**Given problem**
Write the data below out exactly as it stands. Do not include the pictures.

*-*-*

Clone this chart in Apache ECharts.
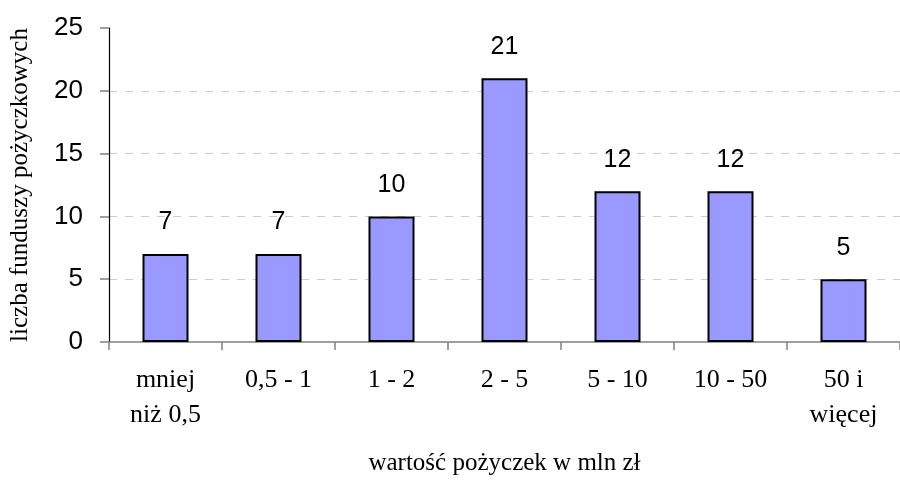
<!DOCTYPE html>
<html>
<head>
<meta charset="utf-8">
<script src="https://cdn.jsdelivr.net/npm/echarts@6/dist/echarts.min.js"></script>
<style>
  html, body { margin: 0; padding: 0; background: #fff; }
  #chart { width: 900px; height: 481px; }
</style>
</head>
<body>
<div id="chart"></div>
<script>
// kategorie i wartości
const categories = ['mniej\nniż 0,5', '0,5 - 1', '1 - 2', '2 - 5', '5 - 10', '10 - 50', '50 i\nwięcej'];
const counts = [7, 7, 10, 21, 12, 12, 5];
const yTicks = [0, 5, 10, 15, 20, 25];

const chart = echarts.init(document.getElementById('chart'));

const option = {
  backgroundColor: '#fff',
  animation: false,
  grid: { left: 109, right: -10, top: 28, bottom: 135 },
  xAxis: {
    type: 'category',
    data: categories,
    name: 'wartość pożyczek w mln zł',
    nameLocation: 'middle',
    nameGap: 109,
    nameTextStyle: { fontFamily: 'Liberation Serif', fontSize: 25, color: '#000' },
    axisLine: { lineStyle: { color: '#808080', width: 1.5 } },
    axisTick: { show: true, length: 8, lineStyle: { color: '#808080', width: 1.5 } },
    axisLabel: {
      interval: 0,
      margin: 21,
      color: '#000',
      fontFamily: 'Liberation Serif',
      fontSize: 26,
      lineHeight: 35
    },
    splitLine: { show: false }
  },
  yAxis: {
    type: 'value',
    min: yTicks[0],
    max: yTicks[yTicks.length - 1],
    interval: 5,
    name: 'liczba funduszy pożyczkowych',
    nameLocation: 'middle',
    nameGap: 76,
    nameTextStyle: { fontFamily: 'Liberation Serif', fontSize: 25, color: '#000' },
    axisLine: { show: true, lineStyle: { color: '#000', width: 1.2 } },
    axisTick: { show: true, length: 9, lineStyle: { color: '#808080', width: 1.5 } },
    axisLabel: {
      margin: 26,
      color: '#000',
      fontFamily: 'Liberation Sans',
      fontSize: 26
    },
    splitLine: {
      show: true,
      showMinLine: false,
      showMaxLine: false,
      lineStyle: { color: '#cccccc', type: [8, 8], width: 1 }
    }
  },
  series: [
    {
      type: 'bar',
      data: counts,
      barWidth: 46,
      itemStyle: { color: '#9999ff', borderColor: '#000', borderWidth: 2 },
      label: {
        show: true,
        position: 'top',
        distance: 19,
        color: '#000',
        fontFamily: 'Liberation Sans',
        fontSize: 25
      }
    }
  ]
};

chart.setOption(option);
</script>
</body>
</html>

*-*-*

**Expected output**
Clone this chart in Apache ECharts.
<!DOCTYPE html>
<html>
<head>
<meta charset="utf-8">
<script src="https://cdn.jsdelivr.net/npm/echarts@6/dist/echarts.min.js"></script>
<style>
  html, body { margin: 0; padding: 0; background: #fff; }
  #chart { width: 900px; height: 481px; }
</style>
</head>
<body>
<div id="chart"></div>
<script>
// kategorie i wartości
const categories = ['mniej\nniż 0,5', '0,5 - 1', '1 - 2', '2 - 5', '5 - 10', '10 - 50', '50 i\nwięcej'];
const counts = [7, 7, 10, 21, 12, 12, 5];
const yTicks = [0, 5, 10, 15, 20, 25];

const chart = echarts.init(document.getElementById('chart'));

const option = {
  backgroundColor: '#fff',
  animation: false,
  grid: { left: 109, right: -10, top: 28, bottom: 135 },
  xAxis: {
    type: 'category',
    data: categories,
    name: 'wartość pożyczek w mln zł',
    nameLocation: 'middle',
    nameGap: 109,
    nameTextStyle: { fontFamily: 'Liberation Serif', fontSize: 25, color: '#000' },
    axisLine: { lineStyle: { color: '#808080', width: 1.5 } },
    axisTick: { show: true, length: 8, lineStyle: { color: '#808080', width: 1.5 } },
    axisLabel: {
      interval: 0,
      margin: 21,
      color: '#000',
      fontFamily: 'Liberation Serif',
      fontSize: 26,
      lineHeight: 35
    },
    splitLine: { show: false }
  },
  yAxis: {
    type: 'value',
    min: yTicks[0],
    max: yTicks[yTicks.length - 1],
    interval: 5,
    name: 'liczba funduszy pożyczkowych',
    nameLocation: 'middle',
    nameGap: 76,
    nameTextStyle: { fontFamily: 'Liberation Serif', fontSize: 25, color: '#000' },
    axisLine: { show: true, lineStyle: { color: '#000', width: 1.2 } },
    axisTick: { show: true, length: 9, lineStyle: { color: '#808080', width: 1.5 } },
    axisLabel: {
      margin: 26,
      color: '#000',
      fontFamily: 'Liberation Sans',
      fontSize: 26
    },
    splitLine: {
      show: true,
      showMinLine: false,
      showMaxLine: false,
      lineStyle: { color: '#cccccc', type: [8, 8], width: 1 }
    }
  },
  series: [
    {
      type: 'bar',
      data: counts,
      barWidth: 46,
      itemStyle: { color: '#9999ff', borderColor: '#000', borderWidth: 2 },
      label: {
        show: true,
        position: 'top',
        distance: 19,
        color: '#000',
        fontFamily: 'Liberation Sans',
        fontSize: 25
      }
    }
  ]
};

chart.setOption(option);
</script>
</body>
</html>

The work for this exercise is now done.